A very grateful thanks for OzHarvest for the generosity of the Junee and district community during the couple of weeks leading up to the Volunteers Summit.
The quantity of food placed in the various “trolleys” (kindly built by the Men’s Shed) was enormous and enable us, on behalf of OzHarvest, to make up hampers to distribute to the less fortunate in our community.
I can assure you these hampers were much appreciated by the recipients.
Thanks again for your generosity.
John Foord - OzHarvest co-ordinator
Call to fix ratios
THE NSW Nurses and Midwives’ Association (NSWNMA) is disappointed by the NSW government’s failure to address the need for nurse-to-patient ratios in the 2018-19 Budget.
The government's welcome investments in healthcare would need to be matched by more nurses and midwives to ensure patients receive the best care.
The 950 new nursing positions announced in the NSW State Budget is a step in the right direction, but nurses and midwives urgently need safe staffing levels. That means better, more transparent nurse-to-patient ratios.

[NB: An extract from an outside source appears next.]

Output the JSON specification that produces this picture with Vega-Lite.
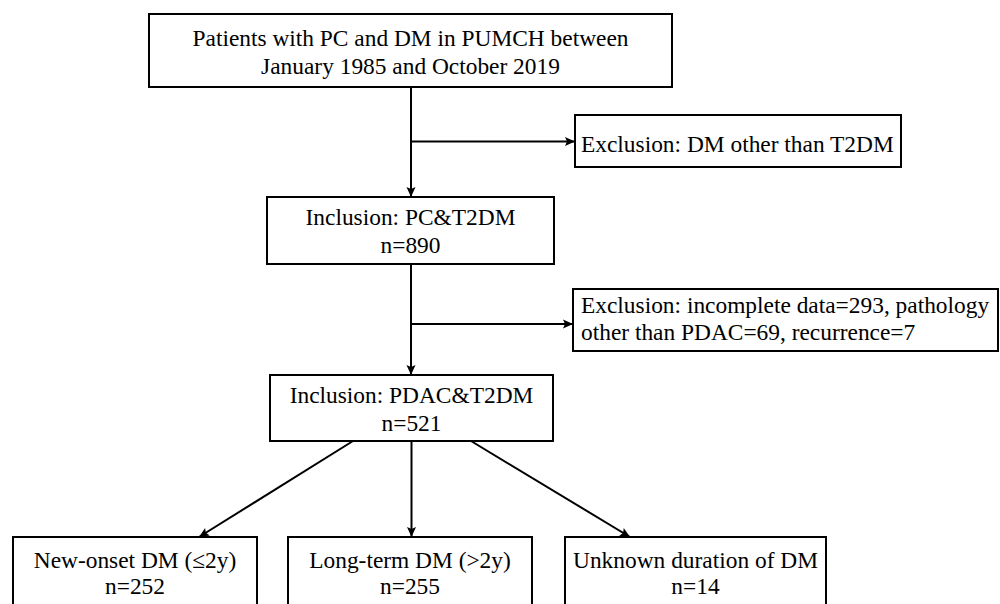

NSW public hospitals are facing more patient admissions without enough staffing to meet the demand.
Introducing ratios across the state would guarantee there are enough nurses and midwives to give patients the best possible care.”
The NSW government has also failed to clarify where the 950 new nurses will be based, and what skill mix they will have.
Nurses and midwives on the frontline are already run off their feet. How will the government guarantee they will be supported in the future?
This band-aid fix is barely enough to deal with the current staffing stresses in hospitals. It is certainly not enough to deal with the growing demand on our health services in the years to come.
International research backs the need for nurse-to-patient ratios – why is this government still resisting something guaranteed to improve patient care? Only nurse-to-patient ratios can deliver the best outcome for the people of NSW.
Where’s our response?
In mid-February, 145 locals wrote personalised letters to federal MP for Farrer, Ms Sussan Ley. Some were hand-written, some typed, some detailed, some brief. All were delivered to her office by a long queue of people. Four months on and Ms Ley hasn’t replied to any of them.
They weren’t writing for personal gain, but for the common good and a clean future. They wanted to know why Ms Ley and her government are bending over backwards to support the Adani Carmichael coal mine. Why is the government stealthily providing concessional loans to support a corrupt overseas billionaire? Why are they allowing free, unlimited water when everyone else must pay? Why are they risking our country, our climate, our reef and our water. And why are they persisting with the 11,000 jobs myth when Adani’s admitted it’s only 1500.
Yes, these are difficult questions for a government representative. However when constituents put time and effort into writing letters, decent democratic protocols require the courtesy of a considered reply.